Originally published on It’s Going Down

Via Noticias de Abajo Medios Libres
Translated by Scott Campbell

To the people of Mexico

To the Indigenous Governing Council

To the National Indigenous Congress

To the Zapatista Army of National Liberation

To the National and International Sixth

We are individual and collective adherents to the Sixth Declaration of the Lacandón Jungle, EZLN and CNI sympathizers and people from below and to the left in solidarity with the suffering of our brothers and sisters, victims of the recent earthquakes and the predatory system that is only death.
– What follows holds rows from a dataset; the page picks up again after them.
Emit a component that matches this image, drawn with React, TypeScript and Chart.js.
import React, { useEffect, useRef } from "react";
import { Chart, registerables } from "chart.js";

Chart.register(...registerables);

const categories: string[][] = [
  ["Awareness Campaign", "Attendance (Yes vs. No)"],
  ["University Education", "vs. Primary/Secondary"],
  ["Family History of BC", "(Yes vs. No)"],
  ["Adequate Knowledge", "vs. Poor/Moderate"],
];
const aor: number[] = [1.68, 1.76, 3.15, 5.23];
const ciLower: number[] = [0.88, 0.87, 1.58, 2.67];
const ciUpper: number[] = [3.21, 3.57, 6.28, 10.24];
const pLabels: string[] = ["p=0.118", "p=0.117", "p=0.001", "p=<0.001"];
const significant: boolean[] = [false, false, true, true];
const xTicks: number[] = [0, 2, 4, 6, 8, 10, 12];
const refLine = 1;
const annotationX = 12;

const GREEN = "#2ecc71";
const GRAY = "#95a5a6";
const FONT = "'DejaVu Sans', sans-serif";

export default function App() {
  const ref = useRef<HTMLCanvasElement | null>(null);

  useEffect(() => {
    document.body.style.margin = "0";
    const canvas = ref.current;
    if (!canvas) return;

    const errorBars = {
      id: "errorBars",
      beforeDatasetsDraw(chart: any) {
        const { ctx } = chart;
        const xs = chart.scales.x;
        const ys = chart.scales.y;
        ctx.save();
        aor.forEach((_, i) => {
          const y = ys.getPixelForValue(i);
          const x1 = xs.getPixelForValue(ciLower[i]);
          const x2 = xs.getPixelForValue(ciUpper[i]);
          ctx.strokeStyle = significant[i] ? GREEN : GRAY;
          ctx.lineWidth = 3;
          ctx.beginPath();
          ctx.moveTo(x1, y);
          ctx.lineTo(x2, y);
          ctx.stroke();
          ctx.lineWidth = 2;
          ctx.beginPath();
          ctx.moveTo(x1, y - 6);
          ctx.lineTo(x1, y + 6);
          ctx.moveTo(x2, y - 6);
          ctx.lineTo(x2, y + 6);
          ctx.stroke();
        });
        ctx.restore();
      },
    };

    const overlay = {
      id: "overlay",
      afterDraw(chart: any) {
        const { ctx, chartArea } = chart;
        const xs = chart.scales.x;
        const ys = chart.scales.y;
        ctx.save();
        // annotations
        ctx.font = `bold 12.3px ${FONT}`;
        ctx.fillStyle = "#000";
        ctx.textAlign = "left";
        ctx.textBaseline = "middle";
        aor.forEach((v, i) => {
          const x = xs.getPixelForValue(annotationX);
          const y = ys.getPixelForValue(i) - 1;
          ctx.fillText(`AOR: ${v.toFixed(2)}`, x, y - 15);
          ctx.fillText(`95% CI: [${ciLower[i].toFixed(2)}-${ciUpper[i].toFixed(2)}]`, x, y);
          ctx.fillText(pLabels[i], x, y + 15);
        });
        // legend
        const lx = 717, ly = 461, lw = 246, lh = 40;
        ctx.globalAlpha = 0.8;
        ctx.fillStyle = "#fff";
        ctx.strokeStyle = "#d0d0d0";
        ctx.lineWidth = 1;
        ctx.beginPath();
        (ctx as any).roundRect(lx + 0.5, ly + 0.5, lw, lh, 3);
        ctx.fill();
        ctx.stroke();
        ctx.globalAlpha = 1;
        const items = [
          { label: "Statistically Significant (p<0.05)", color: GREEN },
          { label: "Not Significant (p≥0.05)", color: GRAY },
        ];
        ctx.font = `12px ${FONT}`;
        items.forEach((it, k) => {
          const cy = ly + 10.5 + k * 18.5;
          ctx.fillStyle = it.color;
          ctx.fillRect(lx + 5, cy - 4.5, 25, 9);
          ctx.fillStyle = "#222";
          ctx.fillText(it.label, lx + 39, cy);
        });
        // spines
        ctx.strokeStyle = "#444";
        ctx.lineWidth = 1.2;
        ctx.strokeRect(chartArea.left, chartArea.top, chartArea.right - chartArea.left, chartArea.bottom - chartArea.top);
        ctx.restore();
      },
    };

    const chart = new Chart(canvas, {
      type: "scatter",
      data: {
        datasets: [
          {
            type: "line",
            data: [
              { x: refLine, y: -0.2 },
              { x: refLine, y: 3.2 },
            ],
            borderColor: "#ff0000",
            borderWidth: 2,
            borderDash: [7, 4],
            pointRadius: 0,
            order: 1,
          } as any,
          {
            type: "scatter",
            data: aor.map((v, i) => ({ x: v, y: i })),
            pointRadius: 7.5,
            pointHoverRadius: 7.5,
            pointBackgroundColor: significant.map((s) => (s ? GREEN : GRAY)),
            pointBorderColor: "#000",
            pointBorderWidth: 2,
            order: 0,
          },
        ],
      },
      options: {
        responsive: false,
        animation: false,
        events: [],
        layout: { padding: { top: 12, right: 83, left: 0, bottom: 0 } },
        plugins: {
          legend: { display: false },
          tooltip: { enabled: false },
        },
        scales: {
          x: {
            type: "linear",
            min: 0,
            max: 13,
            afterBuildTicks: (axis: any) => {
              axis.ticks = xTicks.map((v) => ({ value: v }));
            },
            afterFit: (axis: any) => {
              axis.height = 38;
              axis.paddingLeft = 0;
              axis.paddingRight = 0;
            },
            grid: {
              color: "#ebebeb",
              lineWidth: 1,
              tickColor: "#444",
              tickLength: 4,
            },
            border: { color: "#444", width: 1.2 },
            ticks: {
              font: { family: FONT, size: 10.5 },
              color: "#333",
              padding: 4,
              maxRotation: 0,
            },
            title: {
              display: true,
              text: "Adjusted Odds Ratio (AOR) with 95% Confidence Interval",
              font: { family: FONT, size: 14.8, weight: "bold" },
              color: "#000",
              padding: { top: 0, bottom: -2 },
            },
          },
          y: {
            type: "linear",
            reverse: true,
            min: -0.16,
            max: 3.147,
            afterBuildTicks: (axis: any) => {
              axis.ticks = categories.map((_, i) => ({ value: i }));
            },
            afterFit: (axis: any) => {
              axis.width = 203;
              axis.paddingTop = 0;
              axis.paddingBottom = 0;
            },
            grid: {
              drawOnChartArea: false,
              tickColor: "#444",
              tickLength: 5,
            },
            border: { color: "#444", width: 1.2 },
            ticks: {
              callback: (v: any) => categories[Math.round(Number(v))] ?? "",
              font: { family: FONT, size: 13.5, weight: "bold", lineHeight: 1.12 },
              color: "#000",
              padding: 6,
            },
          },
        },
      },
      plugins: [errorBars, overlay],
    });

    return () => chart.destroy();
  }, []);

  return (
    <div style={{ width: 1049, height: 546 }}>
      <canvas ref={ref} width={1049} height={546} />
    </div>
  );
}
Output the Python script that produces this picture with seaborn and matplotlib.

As in 1985, those who claim to govern remain totally surpassed by reality. Today their wonderland can’t be seen, not even by them. Meanwhile, we are the ones from below who suffered the consequences of these natural and socio-environmental disasters. Like 32 years ago, today the Mexican people are the ones going into the streets and towns to help, to give what little they have to help the other, the one who suffers, the stranger, the brother. Some who have much contribute much. Among those who have little, they contribute what they can, sometimes everything that is in their hands. Those who have nothing give their heart and offer to serve were needed. They are the ones who fill the streets and coordinate to gather aid and distribute it. Small business owners support by giving food and drink to those who give their time and effort. True hope emerges from these smiles and glances of solidarity.